U.S. Customs and Border Protection confiscated methamphetamine and cocaine in two separate events, according to a news release.
Last Wednesday morning, authorities first stopped a 23-year-old American man attempting to smuggle 117 pounds of meth in a car with the illicit drugs hidden in the vehicle’s floor.
“Our enforcement posture and multiple layers of inspection attributed to these significant seizures and ultimately prevented these dangerous drugs from entering our communities,” Chris Leon, area port director for San Luis, said in a statement.
Then on late Thursday night, a 42-year-old Mexican citizen, who CBP described as a “legal permanent resident” of the United States, was trying to traffic roughly 69 pounds of cocaine in the U.S. in a truck. The truck had the bags of the drug stored inside its speaker.

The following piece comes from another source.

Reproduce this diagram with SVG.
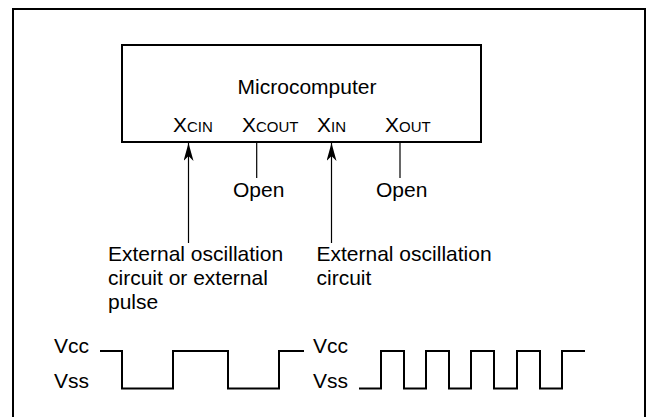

In both cases, the drugs were caught between a mix of “non-intrusive technology” as well as a canine, the news release noted.
The drug seizures were not the only notable situations at Arizona ports last week. The Center Square reported that a human smuggling attempt was thwarted by CBP officials in Douglas last Monday, in which a woman coming from Mexico was hiding in the spare tire space in a vehicle trunk as an American citizen drove.
There’s also been recent major drug-busting activity from state authorities as well, including the confiscation of more than 1,600 pounds of meth along with fentanyl by the Arizona Financial Crimes Task Force while carrying out a search warrant, The Center Square reported.